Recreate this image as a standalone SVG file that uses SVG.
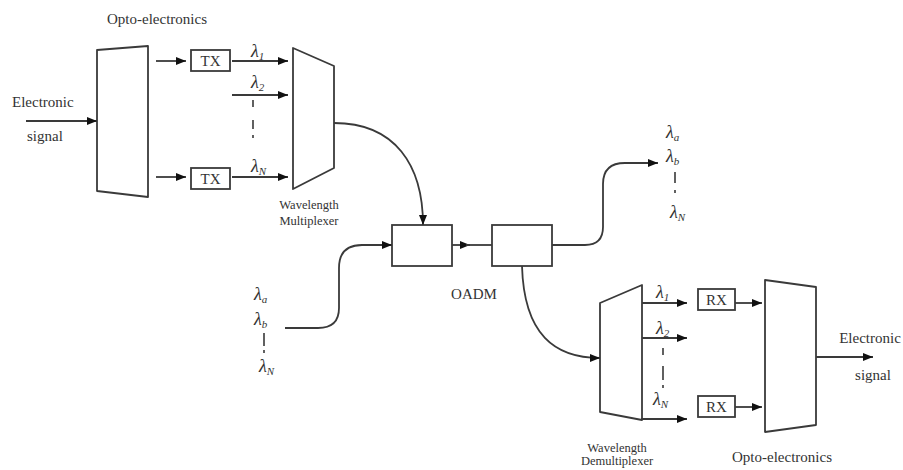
<svg xmlns="http://www.w3.org/2000/svg" width="903" height="470" viewBox="0 0 903 470">
<style>
  .shape { fill: none; stroke: #3a3a3a; stroke-width: 1.8; stroke-linejoin: round; }
  .box { fill: #fff; stroke: #3a3a3a; stroke-width: 1.8; }
  .con { fill: none; stroke: #3a3a3a; stroke-width: 1.8; }
  .dots { fill: none; stroke: #3a3a3a; stroke-width: 1.6; }
  .lbl { font-family: "Liberation Serif", "Times New Roman", serif; font-size: 15px; fill: #333; }
  .sm { font-family: "Liberation Serif", "Times New Roman", serif; font-size: 12.5px; fill: #333; }
  .lam { font-family: "Liberation Serif", "Times New Roman", serif; font-size: 18px; font-style: italic; fill: #333; }
  .sub { font-size: 11px; }
</style>
<defs>
  <marker id="arr" viewBox="0 0 10 8" refX="10" refY="4" markerWidth="10" markerHeight="8" markerUnits="userSpaceOnUse" orient="auto">
    <path d="M0,0 L10,4 L0,8 Z" fill="#111"/>
  </marker>
</defs>

<!-- Nodes -->
<g id="opto-tx">
  <polygon class="shape" points="97,50 148,46 148,197 97,191"/>
  <text class="lbl" x="157" y="24" text-anchor="middle">Opto-electronics</text>
</g>
<g id="tx1">
  <rect class="box" x="191" y="50" width="39" height="21"/>
  <text class="lbl" x="210.5" y="66" text-anchor="middle">TX</text>
</g>
<g id="tx2">
  <rect class="box" x="191" y="168" width="39" height="21"/>
  <text class="lbl" x="210.5" y="184" text-anchor="middle">TX</text>
</g>
<g id="mux">
  <polygon class="shape" points="293,48 334,66 334,168 293,189"/>
  <text class="sm" x="309" y="209" text-anchor="middle">Wavelength</text>
  <text class="sm" x="309" y="225" text-anchor="middle">Multiplexer</text>
</g>
<g id="oadm1">
  <rect class="box" x="392" y="225" width="60" height="41"/>
</g>
<g id="oadm2">
  <rect class="box" x="492" y="225" width="60" height="41"/>
  <text class="lbl" x="474" y="299" text-anchor="middle">OADM</text>
</g>
<g id="demux">
  <polygon class="shape" points="600,303 642,285 642,420 600,412"/>
  <text class="sm" x="617" y="452" text-anchor="middle">Wavelength</text>
  <text class="sm" x="617" y="465" text-anchor="middle">Demultiplexer</text>
</g>
<g id="rx1">
  <rect class="box" x="698" y="289" width="37" height="21"/>
  <text class="lbl" x="716.5" y="305" text-anchor="middle">RX</text>
</g>
<g id="rx2">
  <rect class="box" x="698" y="396" width="37" height="21"/>
  <text class="lbl" x="716.5" y="412" text-anchor="middle">RX</text>
</g>
<g id="opto-rx">
  <polygon class="shape" points="765,280 816,287 816,425 765,432"/>
  <text class="lbl" x="782" y="462" text-anchor="middle">Opto-electronics</text>
</g>

<!-- Connectors -->
<g id="connectors">
  <line class="con" x1="26" y1="121" x2="97" y2="121" marker-end="url(#arr)"/>
  <line class="con" x1="156" y1="61" x2="186" y2="61" marker-end="url(#arr)"/>
  <line class="con" x1="156" y1="177" x2="186" y2="177" marker-end="url(#arr)"/>
  <line class="con" x1="232" y1="61" x2="288" y2="61" marker-end="url(#arr)"/>
  <line class="con" x1="232" y1="95" x2="288" y2="95" marker-end="url(#arr)"/>
  <line class="con" x1="232" y1="177" x2="288" y2="177" marker-end="url(#arr)"/>
  <path class="con" d="M334,123 C395,123 423,165 423,225" marker-end="url(#arr)"/>
  <path class="con" d="M285,328 L318,328 Q339,328 339,308 L339,268 Q339,245 362,245 L392,245" marker-end="url(#arr)"/>
  <line class="con" x1="452" y1="245" x2="470" y2="245" marker-end="url(#arr)"/>
  <line class="con" x1="466" y1="245" x2="492" y2="245"/>
  <path class="con" d="M552,245 L585,245 Q603,245 603,227 L603,184 Q603,163 625,163 L658,163" marker-end="url(#arr)"/>
  <path class="con" d="M522,266 C524,335 555,358 600,358" marker-end="url(#arr)"/>
  <line class="con" x1="642" y1="303" x2="687" y2="303" marker-end="url(#arr)"/>
  <line class="con" x1="642" y1="338" x2="687" y2="338" marker-end="url(#arr)"/>
  <line class="con" x1="642" y1="419" x2="687" y2="419" marker-end="url(#arr)"/>
  <line class="con" x1="735" y1="303" x2="762" y2="303" marker-end="url(#arr)"/>
  <line class="con" x1="735" y1="407" x2="762" y2="407" marker-end="url(#arr)"/>
  <line class="con" x1="816" y1="357" x2="873" y2="357" marker-end="url(#arr)"/>
</g>

<!-- Labels -->
<g id="labels">
  <text class="lbl" x="12" y="107">Electronic</text>
  <text class="lbl" x="27" y="141">signal</text>
  <text class="lbl" x="870" y="343" text-anchor="middle">Electronic</text>
  <text class="lbl" x="873" y="380" text-anchor="middle">signal</text>

  <text class="lam" x="251" y="57">λ<tspan class="sub" dy="3">1</tspan></text>
  <text class="lam" x="251" y="88">λ<tspan class="sub" dy="3">2</tspan></text>
  <path class="dots" d="M253,100 V107 M253,120 V129 M253,135 V138"/>
  <text class="lam" x="251" y="172">λ<tspan class="sub" dy="3">N</tspan></text>

  <text class="lam" x="254" y="300">λ<tspan class="sub" dy="3">a</tspan></text>
  <text class="lam" x="254" y="325">λ<tspan class="sub" dy="3">b</tspan></text>
  <path class="dots" d="M264,333 V346 M264,350 V353"/>
  <text class="lam" x="259" y="372">λ<tspan class="sub" dy="3">N</tspan></text>

  <text class="lam" x="666" y="138">λ<tspan class="sub" dy="3">a</tspan></text>
  <text class="lam" x="666" y="162">λ<tspan class="sub" dy="3">b</tspan></text>
  <path class="dots" d="M675,172 V183 M675,190 V193"/>
  <text class="lam" x="670" y="218">λ<tspan class="sub" dy="3">N</tspan></text>

  <text class="lam" x="656" y="298">λ<tspan class="sub" dy="3">1</tspan></text>
  <text class="lam" x="656" y="334">λ<tspan class="sub" dy="3">2</tspan></text>
  <path class="dots" d="M663,348 V355 M663,366 V380 M663,385 V388"/>
  <text class="lam" x="653" y="405">λ<tspan class="sub" dy="3">N</tspan></text>
</g>
</svg>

▶ [WHAT TO WORK ON]:
Reproduce the whole listing exactly, but not the images in it.

▶ [RESULT FOR THIS TASK]:
Recreate this image as a standalone SVG file that uses SVG.
<svg xmlns="http://www.w3.org/2000/svg" width="903" height="470" viewBox="0 0 903 470">
<style>
  .shape { fill: none; stroke: #3a3a3a; stroke-width: 1.8; stroke-linejoin: round; }
  .box { fill: #fff; stroke: #3a3a3a; stroke-width: 1.8; }
  .con { fill: none; stroke: #3a3a3a; stroke-width: 1.8; }
  .dots { fill: none; stroke: #3a3a3a; stroke-width: 1.6; }
  .lbl { font-family: "Liberation Serif", "Times New Roman", serif; font-size: 15px; fill: #333; }
  .sm { font-family: "Liberation Serif", "Times New Roman", serif; font-size: 12.5px; fill: #333; }
  .lam { font-family: "Liberation Serif", "Times New Roman", serif; font-size: 18px; font-style: italic; fill: #333; }
  .sub { font-size: 11px; }
</style>
<defs>
  <marker id="arr" viewBox="0 0 10 8" refX="10" refY="4" markerWidth="10" markerHeight="8" markerUnits="userSpaceOnUse" orient="auto">
    <path d="M0,0 L10,4 L0,8 Z" fill="#111"/>
  </marker>
</defs>

<!-- Nodes -->
<g id="opto-tx">
  <polygon class="shape" points="97,50 148,46 148,197 97,191"/>
  <text class="lbl" x="157" y="24" text-anchor="middle">Opto-electronics</text>
</g>
<g id="tx1">
  <rect class="box" x="191" y="50" width="39" height="21"/>
  <text class="lbl" x="210.5" y="66" text-anchor="middle">TX</text>
</g>
<g id="tx2">
  <rect class="box" x="191" y="168" width="39" height="21"/>
  <text class="lbl" x="210.5" y="184" text-anchor="middle">TX</text>
</g>
<g id="mux">
  <polygon class="shape" points="293,48 334,66 334,168 293,189"/>
  <text class="sm" x="309" y="209" text-anchor="middle">Wavelength</text>
  <text class="sm" x="309" y="225" text-anchor="middle">Multiplexer</text>
</g>
<g id="oadm1">
  <rect class="box" x="392" y="225" width="60" height="41"/>
</g>
<g id="oadm2">
  <rect class="box" x="492" y="225" width="60" height="41"/>
  <text class="lbl" x="474" y="299" text-anchor="middle">OADM</text>
</g>
<g id="demux">
  <polygon class="shape" points="600,303 642,285 642,420 600,412"/>
  <text class="sm" x="617" y="452" text-anchor="middle">Wavelength</text>
  <text class="sm" x="617" y="465" text-anchor="middle">Demultiplexer</text>
</g>
<g id="rx1">
  <rect class="box" x="698" y="289" width="37" height="21"/>
  <text class="lbl" x="716.5" y="305" text-anchor="middle">RX</text>
</g>
<g id="rx2">
  <rect class="box" x="698" y="396" width="37" height="21"/>
  <text class="lbl" x="716.5" y="412" text-anchor="middle">RX</text>
</g>
<g id="opto-rx">
  <polygon class="shape" points="765,280 816,287 816,425 765,432"/>
  <text class="lbl" x="782" y="462" text-anchor="middle">Opto-electronics</text>
</g>

<!-- Connectors -->
<g id="connectors">
  <line class="con" x1="26" y1="121" x2="97" y2="121" marker-end="url(#arr)"/>
  <line class="con" x1="156" y1="61" x2="186" y2="61" marker-end="url(#arr)"/>
  <line class="con" x1="156" y1="177" x2="186" y2="177" marker-end="url(#arr)"/>
  <line class="con" x1="232" y1="61" x2="288" y2="61" marker-end="url(#arr)"/>
  <line class="con" x1="232" y1="95" x2="288" y2="95" marker-end="url(#arr)"/>
  <line class="con" x1="232" y1="177" x2="288" y2="177" marker-end="url(#arr)"/>
  <path class="con" d="M334,123 C395,123 423,165 423,225" marker-end="url(#arr)"/>
  <path class="con" d="M285,328 L318,328 Q339,328 339,308 L339,268 Q339,245 362,245 L392,245" marker-end="url(#arr)"/>
  <line class="con" x1="452" y1="245" x2="470" y2="245" marker-end="url(#arr)"/>
  <line class="con" x1="466" y1="245" x2="492" y2="245"/>
  <path class="con" d="M552,245 L585,245 Q603,245 603,227 L603,184 Q603,163 625,163 L658,163" marker-end="url(#arr)"/>
  <path class="con" d="M522,266 C524,335 555,358 600,358" marker-end="url(#arr)"/>
  <line class="con" x1="642" y1="303" x2="687" y2="303" marker-end="url(#arr)"/>
  <line class="con" x1="642" y1="338" x2="687" y2="338" marker-end="url(#arr)"/>
  <line class="con" x1="642" y1="419" x2="687" y2="419" marker-end="url(#arr)"/>
  <line class="con" x1="735" y1="303" x2="762" y2="303" marker-end="url(#arr)"/>
  <line class="con" x1="735" y1="407" x2="762" y2="407" marker-end="url(#arr)"/>
  <line class="con" x1="816" y1="357" x2="873" y2="357" marker-end="url(#arr)"/>
</g>

<!-- Labels -->
<g id="labels">
  <text class="lbl" x="12" y="107">Electronic</text>
  <text class="lbl" x="27" y="141">signal</text>
  <text class="lbl" x="870" y="343" text-anchor="middle">Electronic</text>
  <text class="lbl" x="873" y="380" text-anchor="middle">signal</text>

  <text class="lam" x="251" y="57">λ<tspan class="sub" dy="3">1</tspan></text>
  <text class="lam" x="251" y="88">λ<tspan class="sub" dy="3">2</tspan></text>
  <path class="dots" d="M253,100 V107 M253,120 V129 M253,135 V138"/>
  <text class="lam" x="251" y="172">λ<tspan class="sub" dy="3">N</tspan></text>

  <text class="lam" x="254" y="300">λ<tspan class="sub" dy="3">a</tspan></text>
  <text class="lam" x="254" y="325">λ<tspan class="sub" dy="3">b</tspan></text>
  <path class="dots" d="M264,333 V346 M264,350 V353"/>
  <text class="lam" x="259" y="372">λ<tspan class="sub" dy="3">N</tspan></text>

  <text class="lam" x="666" y="138">λ<tspan class="sub" dy="3">a</tspan></text>
  <text class="lam" x="666" y="162">λ<tspan class="sub" dy="3">b</tspan></text>
  <path class="dots" d="M675,172 V183 M675,190 V193"/>
  <text class="lam" x="670" y="218">λ<tspan class="sub" dy="3">N</tspan></text>

  <text class="lam" x="656" y="298">λ<tspan class="sub" dy="3">1</tspan></text>
  <text class="lam" x="656" y="334">λ<tspan class="sub" dy="3">2</tspan></text>
  <path class="dots" d="M663,348 V355 M663,366 V380 M663,385 V388"/>
  <text class="lam" x="653" y="405">λ<tspan class="sub" dy="3">N</tspan></text>
</g>
</svg>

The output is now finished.